Defining adequacy of CAPD with urea kinetics.

The purpose of this paper is to explore the validity of applying urea kinetic indices to CAPD. According to the peak concentration hypothesis, the values of Kt/V required for adequate dialysis are lower for CAPD than for hemodialysis because of the continuous steady state nature of CAPD. Pilot clinical studies were undertaken in 19 patients to correlate the (Kt/V)urea index with clinical assessment of adequacy based on a 12 parameter score. The data shows that the correlation between serum urea nitrogen (Kt/V)urea and protein catabolic rate (PCR) are in keeping with the theoretical predictions of the urea kinetic model. PCR and dietary protein are well correlated. Also, PCR and Kt/V had a high degree of positive correlation. Serum creatinine was inversely correlated with (Kt/V)creatinine. In 74% of the patients, the clinical assessment of adequacy was in agreement with the (Kt/V)urea domains of adequacy established from the peak concentration hypothesis and the urea kinetic model. The lack of correlation in the remaining 26% is being investigated.

The peak concentration hypothesis: a urea kinetic approach to comparing the adequacy of continuous ambulatory peritoneal dialysis (CAPD) and hemodialysis.

The KT/V urea index (K, clearance; T, treatment time; V, volume of urea distribution) has become an established index of hemodialysis (HD) adequacy, values of KT/V less than 0.8 being associated with overt uremic toxicity. For the typical continuous ambulatory peritoneal dialysis (CAPD) regimen of 4 X 2 L exchanges/day, the equivalent KT/V approximately 0.6. Paradoxically, overt uremic toxicity is not commonly observed in CAPD patients with this typical therapy prescription. Application of the urea kinetic model demonstrates that HD and CAPD have the same time-averaged urea concentration at the same KT/V. However, as HD is an intermittent therapy, the urea concentration in HD exceeds the time-averaged concentration for about half the hours in the week. If uremic toxicity is related to the peak rather than the time-averaged urea concentration, a higher KT/V would be required in HD to achieve a peak concentration at or below the steady-state CAPD concentration. This peak concentration hypothesis predicts, based on the results of the National Cooperative Dialysis Study, that underdialysis with CAPD would occur at KT/V less than 0.4 for a protein intake of 1.1 gm/kg/day.

A simplified approach to monitoring in vivo therapy prescription.

The urea kinetic model has been used to individualize therapy prescription.
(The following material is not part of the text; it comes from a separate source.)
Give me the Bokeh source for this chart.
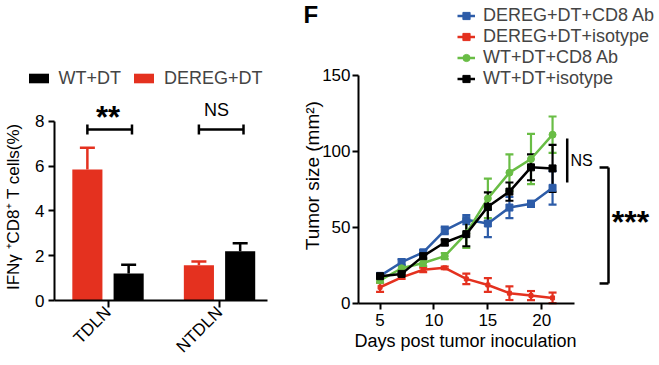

Because the urea kinetic model is complex, the modeling approach to therapy monitoring is not widely practiced. Presented here is a simplified approach to therapy prescription monitoring that is based on the full-fledged urea kinetic model. A Kt/V-PCR domain map (K: clearance, t: time and V: volume of urea distribution; PCR: protein catabolic rate) has been developed with the predialysis urea nitrogen concentration on the abscissa and the post/pre dialysis urea concentration ratio on the ordinate. On this domain map, the therapy index Kt/V is represented by a family of horizontal lines and the PCR is represented by a family of curved lines. In this simplified approach, mid-week measurements of the pre (C1) and post (C2) dialysis urea nitrogen concentrations are plotted on the domain map. The position of the plotted point allows one to read off the Kt/V index and the PCR to determine whether therapy index, diet, or both need to be modified.